On a cold December day, she did something drastic.
The woman went to one of Tehran's busiest streets and climbed onto a utility box. She then removed her headscarf and hung it at the end of a stick. She stood in silence, waving the stick back and forth. She was protesting the compulsory hijab in Iran that has been in place since the Islamic Revolution in 1979.
A couple of the passers-by looked surprised. Some took out their cellphones and snapped pictures and video.
Soon, the footage was shared all over social media. People began to wonder about the woman's identity. No one knew her name. She sparked a sort of collective nickname, "The Girls of Revolution Street" — plural because others began doing the same thing with their headscarves — and Revolution Street is thought to be the site of her demonstration (and where this video was taken). The hashtag #دختران_خیابان_انقلاب took off.
Then, news circulated that she was arrested. And her name was revealed: Vida Movahed. According to human rights lawyers in Iran, she has since been released.
Movahed's action set off similar moves across the country. A handful of women in various cities have been scaling utility boxes — or anything that offers some elevation — and taking off their headscarves and waving them on a stick.
The actions of these women (and some men) have created a buzz.
PRI exchanged messages via social media with a 23-year-old student in Tehran who says she was inspired by the videos and photos. She decided to stage her own act of defiance. She walked the distance between her home and her school bareheaded.

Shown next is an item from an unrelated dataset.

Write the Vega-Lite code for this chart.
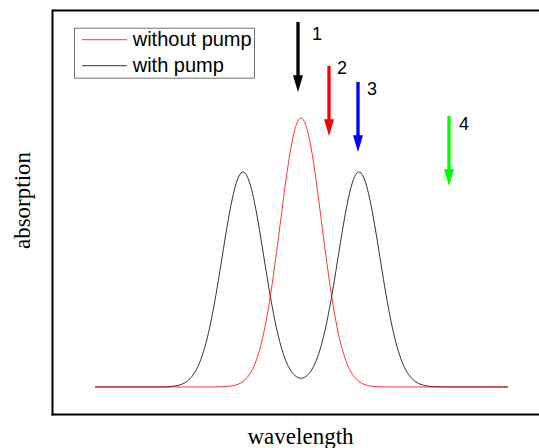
{
  "$schema": "https://vega.github.io/schema/vega-lite/v6.json",
  "width": 487,
  "height": 404,
  "autosize": {"type": "none"},
  "padding": {"left": 52, "top": 10, "right": 0, "bottom": 34},
  "config": {
    "view": {"stroke": null},
    "axis": {"ticks": false, "labels": false, "grid": false, "domainColor": "black", "domainWidth": 2, "domainCap": "square", "titleFont": "Liberation Serif", "titleFontSize": 23, "titleFontWeight": "normal", "titleColor": "black"}
  },
  "datasets": {
    "curves": [
      {"series": "with pump", "x": 95, "y": 0}, {"series": "with pump", "x": 156, "y": 0}, {"series": "with pump", "x": 161, "y": 0.1}, {"series": "with pump", "x": 166, "y": 0.2}, {"series": "with pump", "x": 171, "y": 0.5}, {"series": "with pump", "x": 176, "y": 1.2}, {"series": "with pump", "x": 181, "y": 2.5}, {"series": "with pump", "x": 186, "y": 5.0}, {"series": "with pump", "x": 191, "y": 9.4}, {"series": "with pump", "x": 196, "y": 16.7}, {"series": "with pump", "x": 201, "y": 28.0}, {"series": "with pump", "x": 206, "y": 44.2}, {"series": "with pump", "x": 211, "y": 65.8}, {"series": "with pump", "x": 216, "y": 92.6}, {"series": "with pump", "x": 221, "y": 122.9}, {"series": "with pump", "x": 226, "y": 154.0}, {"series": "with pump", "x": 231, "y": 182.0}, {"series": "with pump", "x": 236, "y": 203.2}, {"series": "with pump", "x": 241, "y": 214.0}, {"series": "with pump", "x": 243, "y": 215.0}, {"series": "with pump", "x": 246, "y": 212.8}, {"series": "with pump", "x": 251, "y": 199.7}, {"series": "with pump", "x": 256, "y": 176.9}, {"series": "with pump", "x": 261, "y": 147.9}, {"series": "with pump", "x": 266, "y": 116.7}, {"series": "with pump", "x": 271, "y": 86.9}, {"series": "with pump", "x": 276, "y": 61.1}, {"series": "with pump", "x": 281, "y": 40.7}, {"series": "with pump", "x": 286, "y": 25.8}, {"series": "with pump", "x": 291, "y": 16.0}, {"series": "with pump", "x": 296, "y": 10.6}, {"series": "with pump", "x": 301, "y": 8.8}, {"series": "with pump", "x": 306, "y": 10.6}, {"series": "with pump", "x": 311, "y": 16.0}, {"series": "with pump", "x": 316, "y": 25.8}, {"series": "with pump", "x": 321, "y": 40.7}, {"series": "with pump", "x": 326, "y": 61.1}, {"series": "with pump", "x": 331, "y": 86.9}, {"series": "with pump", "x": 336, "y": 116.7}, {"series": "with pump", "x": 341, "y": 147.9}, {"series": "with pump", "x": 346, "y": 176.9}, {"series": "with pump", "x": 351, "y": 199.7}, {"series": "with pump", "x": 356, "y": 212.8}, {"series": "with pump", "x": 359, "y": 215.0}, {"series": "with pump", "x": 361, "y": 214.0}, {"series": "with pump", "x": 366, "y": 203.2}, {"series": "with pump", "x": 371, "y": 182.0}, {"series": "with pump", "x": 376, "y": 154.0}, {"series": "with pump", "x": 381, "y": 122.9}, {"series": "with pump", "x": 386, "y": 92.6}, {"series": "with pump", "x": 391, "y": 65.8}, {"series": "with pump", "x": 396, "y": 44.2}, {"series": "with pump", "x": 401, "y": 28.0}, {"series": "with pump", "x": 406, "y": 16.7}, {"series": "with pump", "x": 411, "y": 9.4}, {"series": "with pump", "x": 416, "y": 5.0}, {"series": "with pump", "x": 421, "y": 2.5}, {"series": "with pump", "x": 426, "y": 1.2}, {"series": "with pump", "x": 431, "y": 0.5}, {"series": "with pump", "x": 436, "y": 0.2}, {"series": "with pump", "x": 441, "y": 0.1}, {"series": "with pump", "x": 446, "y": 0}, {"series": "with pump", "x": 508, "y": 0},
      {"series": "without pump", "x": 95, "y": 0}, {"series": "without pump", "x": 206, "y": 0}, {"series": "without pump", "x": 211, "y": 0}, {"series": "without pump", "x": 216, "y": 0.1}, {"series": "without pump", "x": 221, "y": 0.2}, {"series": "without pump", "x": 226, "y": 0.4}, {"series": "without pump", "x": 231, "y": 0.9}, {"series": "without pump", "x": 236, "y": 2.0}, {"series": "without pump", "x": 241, "y": 4.2}, {"series": "without pump", "x": 246, "y": 8.2}, {"series": "without pump", "x": 251, "y": 15.0}, {"series": "without pump", "x": 256, "y": 25.9}, {"series": "without pump", "x": 261, "y": 42.3}, {"series": "without pump", "x": 266, "y": 65.3}, {"series": "without pump", "x": 271, "y": 95.1}, {"series": "without pump", "x": 276, "y": 130.6}, {"series": "without pump", "x": 281, "y": 169.4}, {"series": "without pump", "x": 286, "y": 207.4}, {"series": "without pump", "x": 291, "y": 239.7}, {"series": "without pump", "x": 296, "y": 261.3}, {"series": "without pump", "x": 301, "y": 269.0}, {"series": "without pump", "x": 306, "y": 261.3}, {"series": "without pump", "x": 311, "y": 239.7}, {"series": "without pump", "x": 316, "y": 207.4}, {"series": "without pump", "x": 321, "y": 169.4}, {"series": "without pump", "x": 326, "y": 130.6}, {"series": "without pump", "x": 331, "y": 95.1}, {"series": "without pump", "x": 336, "y": 65.3}, {"series": "without pump", "x": 341, "y": 42.3}, {"series": "without pump", "x": 346, "y": 25.9}, {"series": "without pump", "x": 351, "y": 15.0}, {"series": "without pump", "x": 356, "y": 8.2}, {"series": "without pump", "x": 361, "y": 4.2}, {"series": "without pump", "x": 366, "y": 2.0}, {"series": "without pump", "x": 371, "y": 0.9}, {"series": "without pump", "x": 376, "y": 0.4}, {"series": "without pump", "x": 381, "y": 0.2}, {"series": "without pump", "x": 386, "y": 0.1}, {"series": "without pump", "x": 391, "y": 0}, {"series": "without pump", "x": 508, "y": 0}
    ],
    "arrows": [
      {"id": "1", "x": 298, "top": 365, "tip": 295, "lx": 317, "ly": 352},
      {"id": "2", "x": 329, "top": 321, "tip": 251, "lx": 342, "ly": 318},
      {"id": "3", "x": 358, "top": 305, "tip": 235, "lx": 372, "ly": 297},
      {"id": "4", "x": 449, "top": 271, "tip": 201, "lx": 464, "ly": 262}
    ]
  },
  "resolve": {"scale": {"color": "independent"}},
  "layer": [
    {
      "data": {"name": "curves"},
      "mark": {"type": "line", "interpolate": "monotone", "strokeWidth": 0.8},
      "encoding": {
        "x": {"field": "x", "type": "quantitative", "scale": {"domain": [52, 539], "nice": false, "zero": false}, "axis": {"title": "wavelength", "domain": true, "titleX": 248, "titleY": 29, "titleBaseline": "alphabetic", "titleAlign": "center"}},
        "y": {"field": "y", "type": "quantitative", "scale": {"domain": [-27, 377], "nice": false, "zero": false}, "axis": {"title": "absorption", "domain": true, "grid": true, "values": [377], "gridColor": "black", "gridWidth": 2, "gridOpacity": 1, "titleX": -22.7, "titleY": 190, "titleAngle": 270, "titleBaseline": "alphabetic", "titleAlign": "center"}},
        "color": {"field": "series", "type": "nominal", "scale": {"domain": ["without pump", "with pump"], "range": ["#ff0000", "#000000"]},
          "legend": {"orient": "none", "legendX": 22, "legendY": 17.7, "title": null, "direction": "vertical", "symbolType": "M-2.5,0H2.5", "symbolSize": 324, "symbolStrokeWidth": 0.8, "symbolOffset": 18.5, "labelOffset": 18.2, "labelFont": "Liberation Sans", "labelFontSize": 20, "labelColor": "black", "strokeColor": "#707070", "fillColor": "white", "padding": 2, "rowPadding": 6}}
      }
    },
    {
      "data": {"name": "arrows"},
      "mark": {"type": "rule", "strokeWidth": 3.3, "y2Offset": -10},
      "encoding": {
        "x": {"field": "x", "type": "quantitative"},
        "y": {"field": "top", "type": "quantitative"},
        "y2": {"field": "tip"},
        "color": {"field": "id", "type": "nominal", "scale": {"domain": ["1", "2", "3", "4"], "range": ["#000000", "#ff0000", "#0000ff", "#00ff00"]}, "legend": null}
      }
    },
    {
      "data": {"name": "arrows"},
      "mark": {"type": "point", "shape": "M-0.6,-2L0.6,-2L0,0Z", "size": 279, "filled": true, "opacity": 1},
      "encoding": {
        "x": {"field": "x", "type": "quantitative"},
        "y": {"field": "tip", "type": "quantitative"},
        "color": {"field": "id", "type": "nominal", "scale": {"domain": ["1", "2", "3", "4"], "range": ["#000000", "#ff0000", "#0000ff", "#00ff00"]}, "legend": null}
      }
    },
    {
      "data": {"name": "arrows"},
      "mark": {"type": "text", "font": "Liberation Sans", "fontSize": 18, "align": "center", "baseline": "middle", "color": "black"},
      "encoding": {
        "x": {"field": "lx", "type": "quantitative"},
        "y": {"field": "ly", "type": "quantitative"},
        "text": {"field": "id"}
      }
    }
  ]
}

"[...] I felt ashamed that these women put themselves in danger to protest and so I decided to wrap my headscarf around my neck instead of using it to cover my hair," she wrote. "At first I was terrified."

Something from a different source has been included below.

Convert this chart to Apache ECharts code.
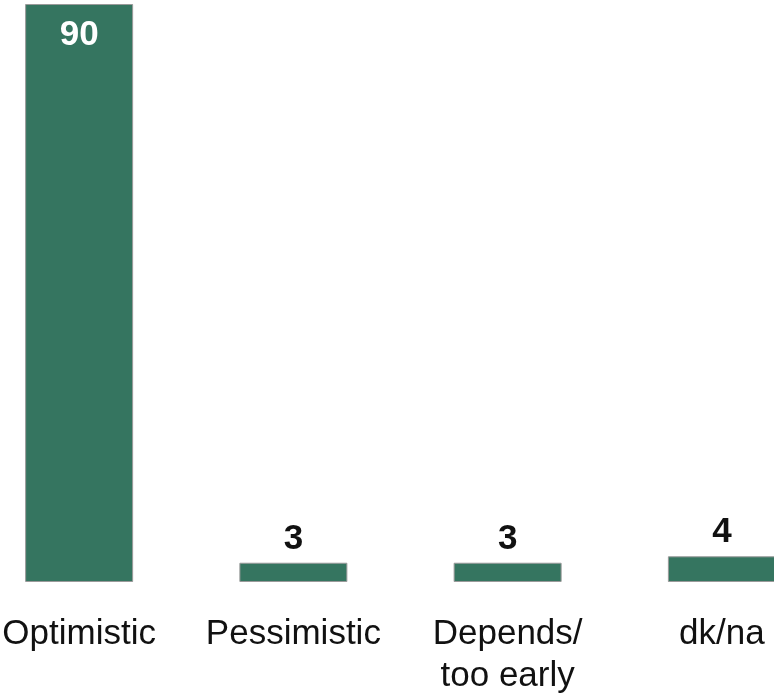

But then, she explained, "I noticed that people are not paying too much attention and they actually don't mind that I am not covered. That gave me strength."
The young woman pointed out that she didn't do this in a terribly crowded area and that a couple of passers-by assumed that her hijab had slipped off.
She said she is not sure if she has the audacity to do what she did again. "It's very scary, I'm sure you understand," she wrote.
On Thursday, Iranian media reported that 29 people have been arrested because of their support of this campaign. The arrests could intimidate would-be protesters.
The young woman PRI reached in Tehran said she hopes that doesn't happen and that the campaign continues. "I am so tired of all the inequality here," she wrote. "It'd be great if this is the start of something bigger in terms of women's rights in Iran."
She says she is not against the hijab altogether — she only wishes women had the option to choose.